__Problem requirements__.
Repeat the material verbatim. Images are excluded from the copy.
§ §
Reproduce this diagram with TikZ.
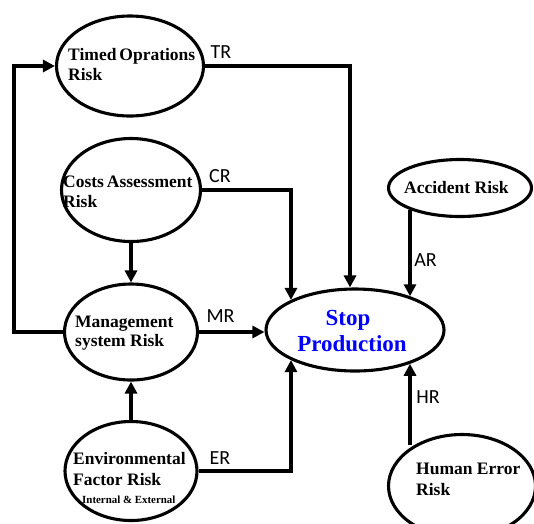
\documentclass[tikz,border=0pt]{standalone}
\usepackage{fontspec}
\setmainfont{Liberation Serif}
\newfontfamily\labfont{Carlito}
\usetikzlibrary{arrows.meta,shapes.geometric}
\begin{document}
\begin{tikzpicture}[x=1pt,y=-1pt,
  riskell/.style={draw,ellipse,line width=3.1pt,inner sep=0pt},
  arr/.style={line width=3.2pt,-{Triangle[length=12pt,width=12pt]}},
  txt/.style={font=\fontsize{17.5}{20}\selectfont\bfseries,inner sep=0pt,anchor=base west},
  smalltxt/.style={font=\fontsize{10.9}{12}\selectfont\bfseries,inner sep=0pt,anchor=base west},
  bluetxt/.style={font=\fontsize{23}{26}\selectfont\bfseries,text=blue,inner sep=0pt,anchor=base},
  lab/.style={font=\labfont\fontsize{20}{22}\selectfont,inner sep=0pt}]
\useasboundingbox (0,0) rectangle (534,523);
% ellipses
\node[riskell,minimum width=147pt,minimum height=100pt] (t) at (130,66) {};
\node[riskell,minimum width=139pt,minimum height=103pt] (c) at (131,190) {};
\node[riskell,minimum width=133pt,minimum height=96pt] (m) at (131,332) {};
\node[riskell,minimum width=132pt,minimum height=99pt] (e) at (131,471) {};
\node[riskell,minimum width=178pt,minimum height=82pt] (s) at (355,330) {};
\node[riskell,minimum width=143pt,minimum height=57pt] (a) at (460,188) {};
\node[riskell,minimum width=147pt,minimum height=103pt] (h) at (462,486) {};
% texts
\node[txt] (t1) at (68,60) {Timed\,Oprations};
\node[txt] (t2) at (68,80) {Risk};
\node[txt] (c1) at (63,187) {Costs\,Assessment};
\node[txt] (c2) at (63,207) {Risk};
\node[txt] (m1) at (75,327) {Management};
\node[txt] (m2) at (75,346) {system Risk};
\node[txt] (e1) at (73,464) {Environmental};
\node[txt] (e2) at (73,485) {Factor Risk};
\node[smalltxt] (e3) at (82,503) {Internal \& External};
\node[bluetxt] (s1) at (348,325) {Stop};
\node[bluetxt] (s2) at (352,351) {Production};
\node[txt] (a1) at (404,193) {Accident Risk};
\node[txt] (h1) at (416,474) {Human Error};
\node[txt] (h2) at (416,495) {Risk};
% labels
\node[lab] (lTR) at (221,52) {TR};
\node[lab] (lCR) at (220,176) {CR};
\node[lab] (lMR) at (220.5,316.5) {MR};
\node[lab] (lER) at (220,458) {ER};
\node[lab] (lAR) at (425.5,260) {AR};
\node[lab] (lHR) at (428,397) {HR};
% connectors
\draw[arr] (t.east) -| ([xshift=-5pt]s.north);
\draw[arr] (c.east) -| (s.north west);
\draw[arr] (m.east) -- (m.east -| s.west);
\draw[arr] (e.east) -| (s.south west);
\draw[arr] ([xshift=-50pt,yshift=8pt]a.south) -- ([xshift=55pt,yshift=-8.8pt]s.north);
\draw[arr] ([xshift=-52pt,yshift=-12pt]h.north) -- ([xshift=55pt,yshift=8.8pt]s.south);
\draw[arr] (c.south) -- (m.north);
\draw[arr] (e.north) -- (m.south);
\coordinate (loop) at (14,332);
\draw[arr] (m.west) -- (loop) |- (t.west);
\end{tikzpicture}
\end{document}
§ §
__Result for this exercise__.
Reproduce this diagram with TikZ.
\documentclass[tikz,border=0pt]{standalone}
\usepackage{fontspec}
\setmainfont{Liberation Serif}
\newfontfamily\labfont{Carlito}
\usetikzlibrary{arrows.meta,shapes.geometric}
\begin{document}
\begin{tikzpicture}[x=1pt,y=-1pt,
  riskell/.style={draw,ellipse,line width=3.1pt,inner sep=0pt},
  arr/.style={line width=3.2pt,-{Triangle[length=12pt,width=12pt]}},
  txt/.style={font=\fontsize{17.5}{20}\selectfont\bfseries,inner sep=0pt,anchor=base west},
  smalltxt/.style={font=\fontsize{10.9}{12}\selectfont\bfseries,inner sep=0pt,anchor=base west},
  bluetxt/.style={font=\fontsize{23}{26}\selectfont\bfseries,text=blue,inner sep=0pt,anchor=base},
  lab/.style={font=\labfont\fontsize{20}{22}\selectfont,inner sep=0pt}]
\useasboundingbox (0,0) rectangle (534,523);
% ellipses
\node[riskell,minimum width=147pt,minimum height=100pt] (t) at (130,66) {};
\node[riskell,minimum width=139pt,minimum height=103pt] (c) at (131,190) {};
\node[riskell,minimum width=133pt,minimum height=96pt] (m) at (131,332) {};
\node[riskell,minimum width=132pt,minimum height=99pt] (e) at (131,471) {};
\node[riskell,minimum width=178pt,minimum height=82pt] (s) at (355,330) {};
\node[riskell,minimum width=143pt,minimum height=57pt] (a) at (460,188) {};
\node[riskell,minimum width=147pt,minimum height=103pt] (h) at (462,486) {};
% texts
\node[txt] (t1) at (68,60) {Timed\,Oprations};
\node[txt] (t2) at (68,80) {Risk};
\node[txt] (c1) at (63,187) {Costs\,Assessment};
\node[txt] (c2) at (63,207) {Risk};
\node[txt] (m1) at (75,327) {Management};
\node[txt] (m2) at (75,346) {system Risk};
\node[txt] (e1) at (73,464) {Environmental};
\node[txt] (e2) at (73,485) {Factor Risk};
\node[smalltxt] (e3) at (82,503) {Internal \& External};
\node[bluetxt] (s1) at (348,325) {Stop};
\node[bluetxt] (s2) at (352,351) {Production};
\node[txt] (a1) at (404,193) {Accident Risk};
\node[txt] (h1) at (416,474) {Human Error};
\node[txt] (h2) at (416,495) {Risk};
% labels
\node[lab] (lTR) at (221,52) {TR};
\node[lab] (lCR) at (220,176) {CR};
\node[lab] (lMR) at (220.5,316.5) {MR};
\node[lab] (lER) at (220,458) {ER};
\node[lab] (lAR) at (425.5,260) {AR};
\node[lab] (lHR) at (428,397) {HR};
% connectors
\draw[arr] (t.east) -| ([xshift=-5pt]s.north);
\draw[arr] (c.east) -| (s.north west);
\draw[arr] (m.east) -- (m.east -| s.west);
\draw[arr] (e.east) -| (s.south west);
\draw[arr] ([xshift=-50pt,yshift=8pt]a.south) -- ([xshift=55pt,yshift=-8.8pt]s.north);
\draw[arr] ([xshift=-52pt,yshift=-12pt]h.north) -- ([xshift=55pt,yshift=8.8pt]s.south);
\draw[arr] (c.south) -- (m.north);
\draw[arr] (e.north) -- (m.south);
\coordinate (loop) at (14,332);
\draw[arr] (m.west) -- (loop) |- (t.west);
\end{tikzpicture}
\end{document}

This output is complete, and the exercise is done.